Vous avez présenté une feuille de route qui est davantage un programme de gouvernement que l’organisation de la transition démocratique. N’outrepassez-vous pas votre rôle ?
Nous en sommes à la énième « transition » en Guinée. A chaque fois, l’objectif était d’organiser des élections en ne s’occupant que du volet politique. Résultat, nous avons créé une commission électorale qui n’a jamais été transparente et des élections frauduleuses.
Cette feuille de route repose sur trois piliers. Le plus important est politique, mais ce n’est pas suffisant sans un bon système judiciaire, sans une bonne administration, sans une bonne gestion des ressources publiques et sans un minimum d’infrastructures pour nous permettre d’aller vers de bonnes élections.
Ce que nous proposons, ce n’est pas le ciel ! Par exemple, nous voulons un Conseil supérieur de la magistrature qui puisse conduire les réformes dans nos institutions judiciaires. Ce que nous demandons, c’est une administration qui pense à autre chose qu’à s’enrichir. En Guinée, les hommes les plus riches sont les fonctionnaires de l’Etat. Il nous faut des finances publiques correctement gérées. Qu’enfin ce pays profite de ses ressources.
Autrement dit, une Guinée nouvelle, ce n’est pas seulement une Guinée avec des élections.
Cela peut prendre des années pour mener à bien ces réformes…
Je suis d’accord, mais il faut commencer, poser les bases.
De combien de temps estimez-vous avoir besoin pour poser ces bases ?
Le CNT le définira et on s’ajustera.
La Communauté économique des Etats d’Afrique de l’Ouest (Cedeao) vous a accordé six mois avant d’organiser les élections. Vous ne tiendrez pas ce délai, ne craignez-vous pas d’être soumis à des sanctions, comme le Mali ?
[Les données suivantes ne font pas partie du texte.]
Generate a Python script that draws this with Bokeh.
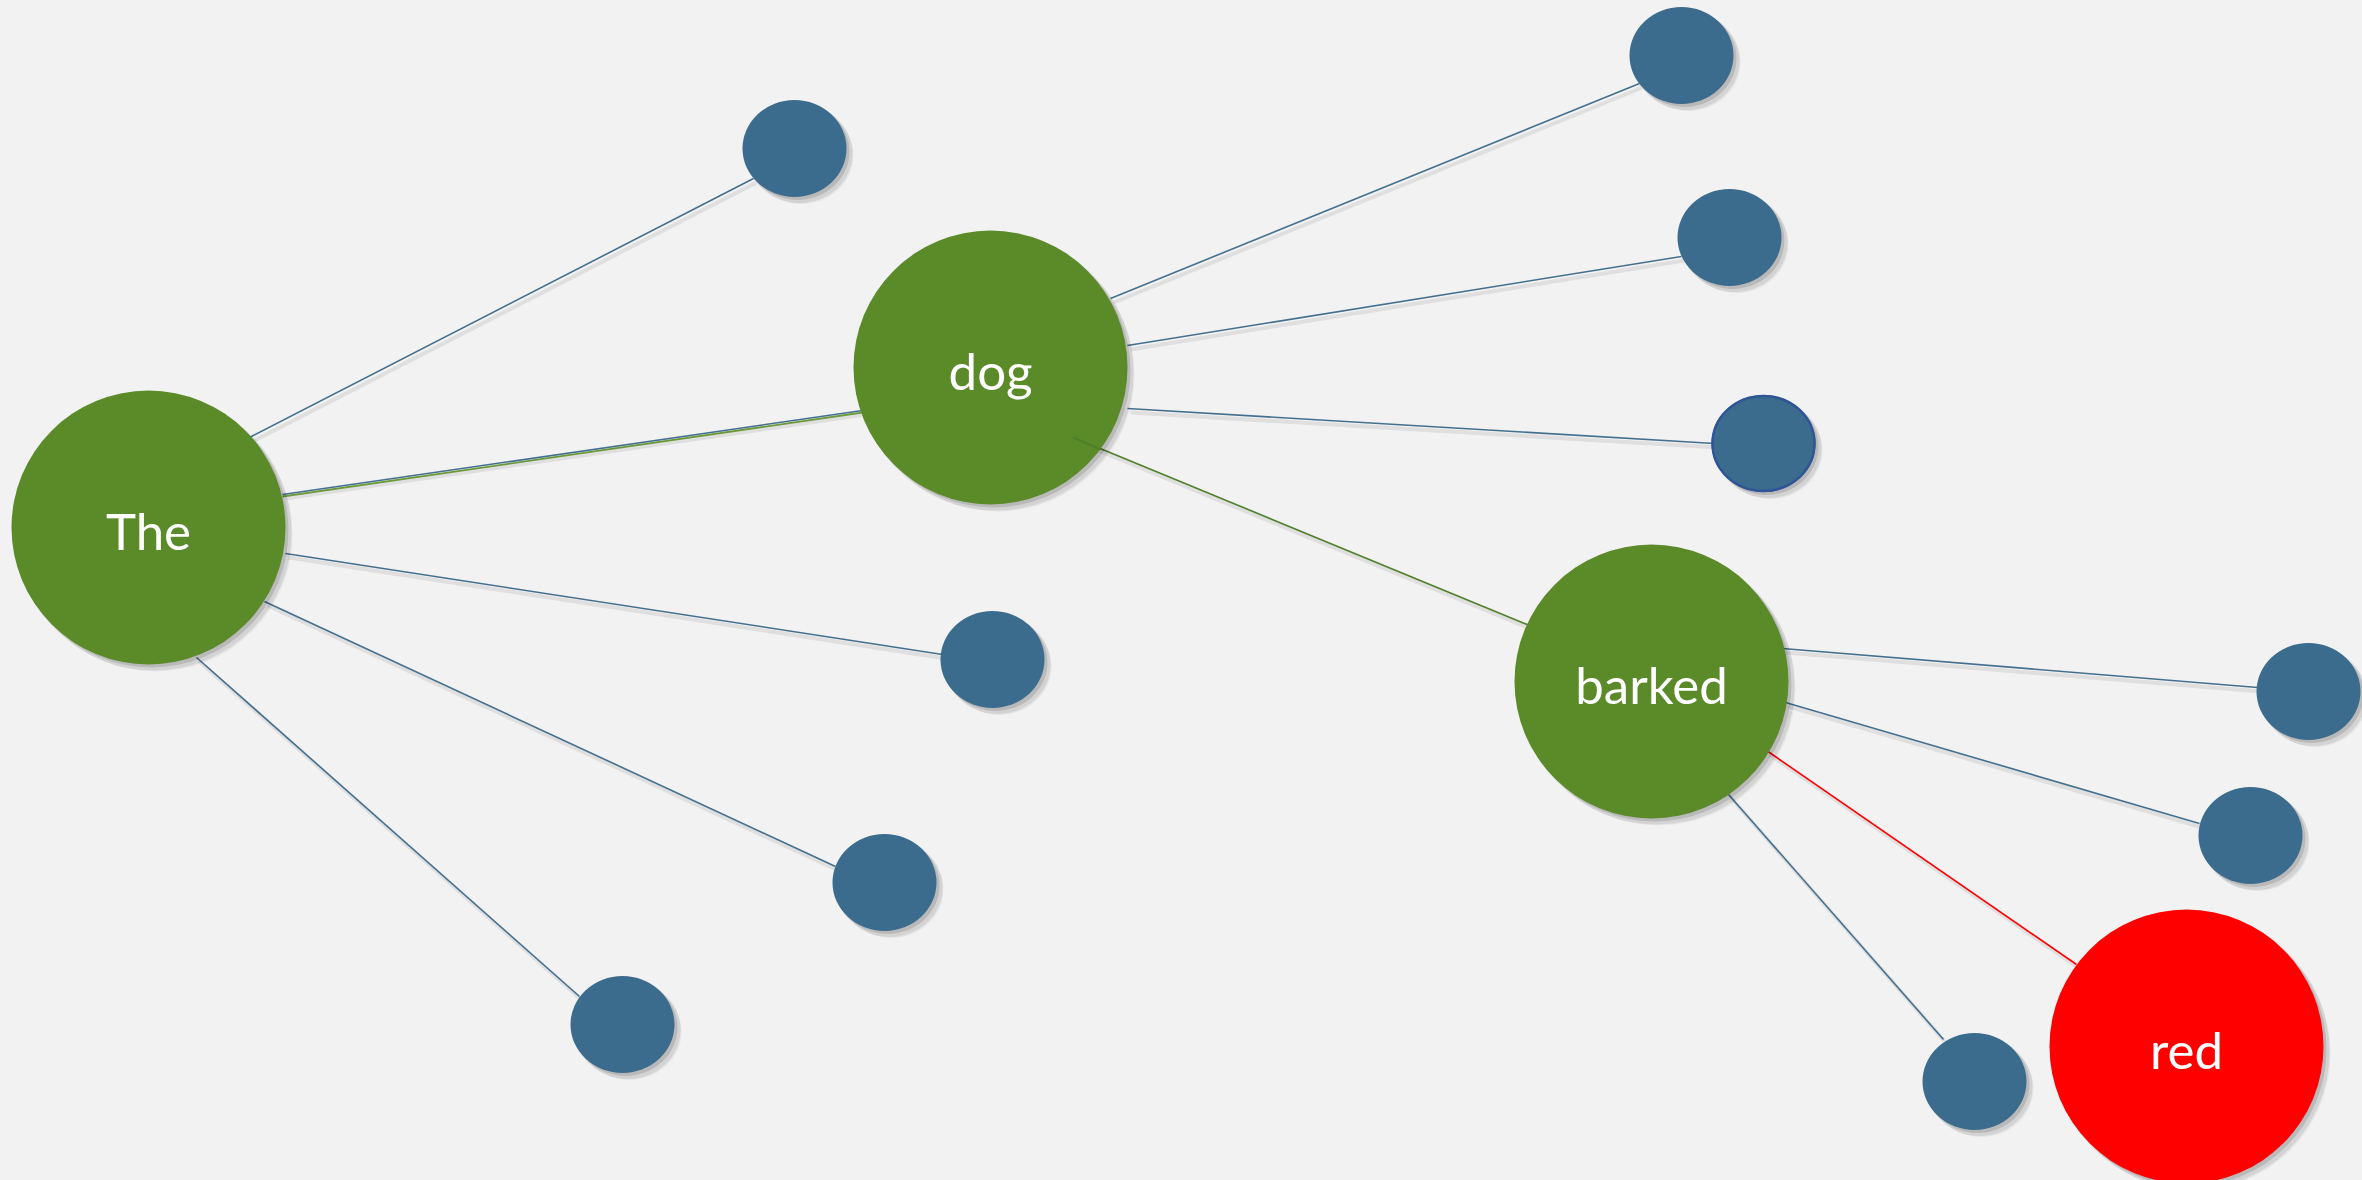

Non, la Cedeao est une institution très raisonnable et nous maintenons le dialogue. Tout ce que nous faisons est transparent, sur la table. La transition se fera aussi avec nos partenaires extérieurs, dont la Cedeao.
Pourtant, vous avez décidé de ne pas appliquer les sanctions de la Cedeao, dont vous êtes membres, contre le Mali…
Le Mali et la Guinée ne forment qu’un seul peuple. Notre frontière est… théorique. Elle ne peut pas être fermée, elle n’existe pas.
Les sanctions sont-elles donc inefficaces ?
A situation spéciale, réponse spéciale…
Dans quel état avez-vous trouvé les finances publiques à votre arrivée au pouvoir ?
C’est très compliqué. Les caisses de l’Etat sont vides. Pire, nous avons fini 2021 avec un stock d’arriérés de paiement, des factures non payées, de 4 700 milliards de francs guinéens, environ 470 millions d’euros, près d’un quart du budget national. Cela signifie que les ressources destinées au fonctionnement de l’Etat et du pays en général sont parties ailleurs. Pourtant, selon le Fonds monétaire international, la production de bauxite de la Guinée se chiffrait à près de 4 milliards de dollars en 2020. Les ressources fiscales qui devaient aller vers le Trésor passaient par des tuyaux percés de tous les côtés. Il faut les boucher ou les remplacer.